First Steps to Consider

  • Look for school projects, activities, and policies that are currently being modernized. Reach out to teachers and students for input and feedback on them.
  • Survey teachers and students to determine changes they are most interested in seeing for the school. Use this information to inform prioritization of reform efforts.
  • Develop regular structures that would include student and teacher voice in the modernization process. These structures could take many forms, including a student council, a teacher advisory board, or a faculty-student collaborative. Members should have authority to propose projects and work on them in addition to providing feedback on other schoolwide initiatives

Complexities & Pitfalls

When additional voices are added to a conversation, the discussion becomes more complex. If differing opinions are shared, someone is likely to be disappointed when a final decision is made. This does not mean that adding voices is detrimental; it means that managing the conversation and expectations regarding outcomes must be part of leaders’ work.

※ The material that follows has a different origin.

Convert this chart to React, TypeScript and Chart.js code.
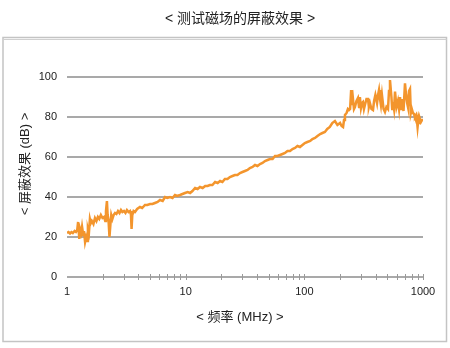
import React, { useEffect, useRef } from "react";
import { Chart, registerables } from "chart.js";

Chart.register(...registerables);

const TITLE = "< 测试磁场的屏蔽效果 >";
const X_TITLE = "< 频率 (MHz) >";
const Y_TITLE = "< 屏蔽效果 (dB) >";

const Y_TICKS = [0, 20, 40, 60, 80, 100];
const X_LABELED = [1, 10, 100, 1000];

const FREQ_MHZ = [
  1.0, 1.03, 1.06, 1.09, 1.12, 1.16, 1.19, 1.22, 1.24, 1.27, 1.29, 1.32, 1.34, 1.37, 1.39, 1.42,
  1.45, 1.48, 1.5, 1.53, 1.56, 1.59, 1.62, 1.67, 1.72, 1.77, 1.82, 1.87, 1.93, 1.99, 2.05, 2.1,
  2.13, 2.17, 2.2, 2.24, 2.28, 2.32, 2.36, 2.41, 2.47, 2.54, 2.61, 2.69, 2.77, 2.85, 2.93, 3.02,
  3.11, 3.2, 3.3, 3.4, 3.46, 3.5, 3.55, 3.64, 3.74, 3.9, 4.12, 4.3, 4.54, 4.75, 5.01, 5.25,
  5.51, 5.8, 6.08, 6.4, 6.7, 7.0, 7.38, 7.75, 8.13, 8.5, 8.96, 9.4, 9.87, 10.4, 10.9, 11.4,
  12.0, 12.6, 13.2, 13.9, 14.6, 15.3, 16.0, 16.8, 17.7, 18.6, 19.5, 20.4, 21.4, 22.5, 23.6, 24.8,
  26.0, 27.3, 28.7, 30.1, 31.6, 33.2, 34.8, 36.6, 38.4, 40.3, 42.3, 44.4, 46.6, 49.0, 51.4, 54.0,
  56.6, 59.4, 62.4, 65.5, 68.7, 72.1, 75.7, 79.5, 83.4, 87.6, 91.9, 96.4, 101, 106, 112, 117,
  123, 129, 136, 142, 149, 156, 164, 172, 181, 190, 200, 206, 212, 216, 220, 227,
  233, 238, 243, 248, 252, 257, 262, 267, 275, 283, 289, 294, 300, 306, 312, 318,
  324, 334, 344, 350, 357, 368, 379, 387, 397, 410, 418, 426, 434, 442, 451, 465,
  478, 492, 507, 517, 527, 542, 550, 558, 570, 581, 598, 615, 628, 640, 653, 665,
  685, 705, 720, 735, 747, 762, 777, 790, 805, 823, 840, 856, 875, 890, 900, 915,
  930, 943, 960, 980, 1000,
];

const SHIELDING_DB = [
  22, 22.5, 21.8, 22.5, 22, 23, 22.5, 23.5, 27.5, 19, 24, 22, 25, 21, 23, 17.5,
  20, 18, 24, 22, 29, 27, 28, 26.5, 29.5, 28, 30, 29, 31, 29.5, 30, 28,
  33, 38, 31, 28, 20, 26, 31, 29, 31, 32, 31.5, 33, 32, 33.5, 32.5, 33,
  32, 33.5, 32.5, 33, 31, 24, 31, 33, 32.5, 34, 35, 34.5, 36, 36, 36.5, 36.5,
  37, 37.5, 38.5, 38, 40, 39.5, 40, 39.5, 41, 40.5, 41, 41.5, 42, 42.5, 42, 43,
  44.5, 44, 45, 44.5, 45.5, 45.5, 46, 46, 47.5, 47, 48, 47.5, 49, 49, 50, 50.5,
  51, 51, 52, 52.5, 53, 53.5, 54.5, 55, 56, 55.5, 56.5, 57, 58, 58.5, 59, 59,
  60.5, 60.5, 61, 61.5, 62, 63, 63, 64, 64.5, 65.5, 65, 66, 67, 67.5, 68, 69,
  69.5, 70.5, 71.5, 72, 72.5, 74, 75, 77, 78, 76, 77, 75.5, 75, 78.5, 81, 82,
  84, 83.5, 84, 93.5, 86, 89, 84, 85, 88, 89.5, 85, 90, 84.5, 87, 87.5, 84,
  86, 89, 89, 85, 87, 84, 83.5, 88, 91, 87, 91, 93.5, 89, 86, 91, 84,
  82.5, 85, 84, 93, 98.5, 90, 84, 87.5, 84, 92.7, 85, 88, 84, 90, 84, 89,
  83, 96.8, 91, 87, 85, 93, 94, 82, 84, 82, 81.5, 80, 81, 78, 75, 79,
  77, 79, 77.5, 78.5, 78.5,
];

const MINOR_TICKS: number[] = [];
for (const d of [1, 10, 100]) {
  for (let m = 1; m <= 10; m++) MINOR_TICKS.push(d * m);
}

const LATIN_CJK = "'Liberation Sans', Arial, 'Noto Sans CJK SC', sans-serif";

const decorPlugin = {
  id: "decor",
  beforeDraw(chart: any) {
    const ctx = chart.ctx;
    ctx.save();
    ctx.strokeStyle = "#c4c4c4";
    ctx.lineWidth = 1.5;
    ctx.strokeRect(3, 37.5, 443.5, 304);
    ctx.strokeStyle = "#d0d0d0";
    ctx.lineWidth = 1;
    ctx.beginPath();
    ctx.moveTo(3, 39.5);
    ctx.lineTo(446.5, 39.5);
    ctx.stroke();
    ctx.restore();
  },
  afterDatasetsDraw(chart: any) {
    const ctx = chart.ctx;
    const xs = chart.scales.x;
    const area = chart.chartArea;
    ctx.save();
    ctx.strokeStyle = "#9a9a9a";
    ctx.lineWidth = 1;
    for (const v of MINOR_TICKS) {
      if (v === 1) continue;
      const px = Math.round(xs.getPixelForValue(v)) + 0.5;
      ctx.beginPath();
      ctx.moveTo(px, area.bottom - 3);
      ctx.lineTo(px, area.bottom + 3);
      ctx.stroke();
    }
    ctx.fillStyle = "#222";
    ctx.textAlign = "center";
    ctx.textBaseline = "middle";
    ctx.font = `14px ${LATIN_CJK}`;
    ctx.fillText(TITLE, 240, 19);
    ctx.font = `13px ${LATIN_CJK}`;
    ctx.fillText(X_TITLE, 240, 317);
    ctx.translate(25, 164);
    ctx.rotate(-Math.PI / 2);
    ctx.fillText(Y_TITLE, 0, 0);
    ctx.restore();
  },
};

export default function App() {
  const ref = useRef<HTMLCanvasElement | null>(null);

  useEffect(() => {
    if (!ref.current) return;
    const data = FREQ_MHZ.map((f, i) => ({ x: f, y: SHIELDING_DB[i] }));
    const chart = new Chart(ref.current, {
      type: "line",
      data: {
        datasets: [
          {
            data,
            borderColor: "#f3952d",
            borderWidth: 2.5,
            pointRadius: 0,
            tension: 0,
            fill: false,
          },
        ],
      },
      options: {
        responsive: false,
        animation: false,
        devicePixelRatio: 1,
        layout: { padding: { left: 0, top: 77, right: 27, bottom: 0 } },
        plugins: {
          legend: { display: false },
          title: { display: false },
          tooltip: { enabled: false },
        },
        scales: {
          x: {
            type: "logarithmic",
            min: 1,
            max: 1000,
            afterFit: (s: any) => {
              s.height = 71;
            },
            afterBuildTicks: (s: any) => {
              s.ticks = X_LABELED.map((v) => ({ value: v }));
            },
            grid: { display: false, drawTicks: false },
            border: { display: false },
            ticks: {
              autoSkip: false,
              maxRotation: 0,
              padding: 8,
              color: "#222",
              font: { family: LATIN_CJK, size: 11 },
              callback: (v: any) => String(v),
            },
          },
          y: {
            type: "linear",
            min: 0,
            max: 100,
            afterFit: (s: any) => {
              s.width = 67;
            },
            afterBuildTicks: (s: any) => {
              s.ticks = Y_TICKS.map((v) => ({ value: v }));
            },
            grid: { color: "#a9a9a9", lineWidth: 2, drawTicks: false },
            border: { display: false },
            ticks: {
              padding: 10,
              color: "#222",
              font: { family: LATIN_CJK, size: 11 },
              callback: (v: any) => String(v),
            },
          },
        },
      },
      plugins: [decorPlugin],
    });
    return () => chart.destroy();
  }, []);

  return (
    <div style={{ position: "fixed", left: 0, top: 0, width: 450, height: 348, background: "#fff" }}>
      <canvas ref={ref} width={450} height={348} style={{ width: 450, height: 348, display: "block" }} />
    </div>
  );
}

The same is true when anyone is provided opportunities for leadership. Both distributing opportunities and delegating responsibility provide valuable benefits to organizations, but they also require management finesse on the part of the leader.

Common pitfalls

  • Disingenuous leadership. For teachers and students to have real agency as leaders, administrators need to see them as such and provide them with authority. For some administrators, this requires a significant mindset shift.
  • Weak relationships. Effective collaboration among teachers, students, and school leaders requires genuine professional relationships that must be developed and fostered.
  • Lack of time and commitment to collaborate: Teacher schedules and evaluation models should recognize and reward teamwork and collaboration, both with each other and with school leaders.
  • Listening and dismissing. Listening to student voices is easy. Taking their words to heart and incorporating their ideas may be more difficult. The same may be true with teachers.
  • Disempowered classrooms. For students to feel empowered to participate in larger schoolwide efforts, they need to be empowered within their classrooms through structures that encourage student voice, participation, and autonomy.
  • Leaving students for last. Developing and incorporating student leadership is sometimes seen as an “add-on” or last step in the modernization process as opposed to a necessity that should be included from the beginning. This can be exacerbated by an overemphasis on standards, accountability, and performance that neglects student empowerment as a goal.

Guiding Questions

  • How do administrators view the value of teacher leadership in their buildings?
  • What is the current relationship among and between students, teachers, and school leaders?
  • Do teachers have a voice in curriculum, instruction, and other school matters?
  • Do teachers lead professional learning for their colleagues? Why or why not?
  • How are teachers and students informed about current education policy issues, including modernization efforts at the school?
  • How do school leaders view the value of student voice and leadership regarding their schooling?
  • How are students currently engaged in conversations and decisions about school policies and structures?
  • What structures are in place (or need to be in place) to advance student and teacher leadership and voice in the school?
  • In what way(s) does the current curriculum support students’ development of “soft skills” necessary for leadership?
  • What structures are present in the school to involve other voices such as those of family and community members?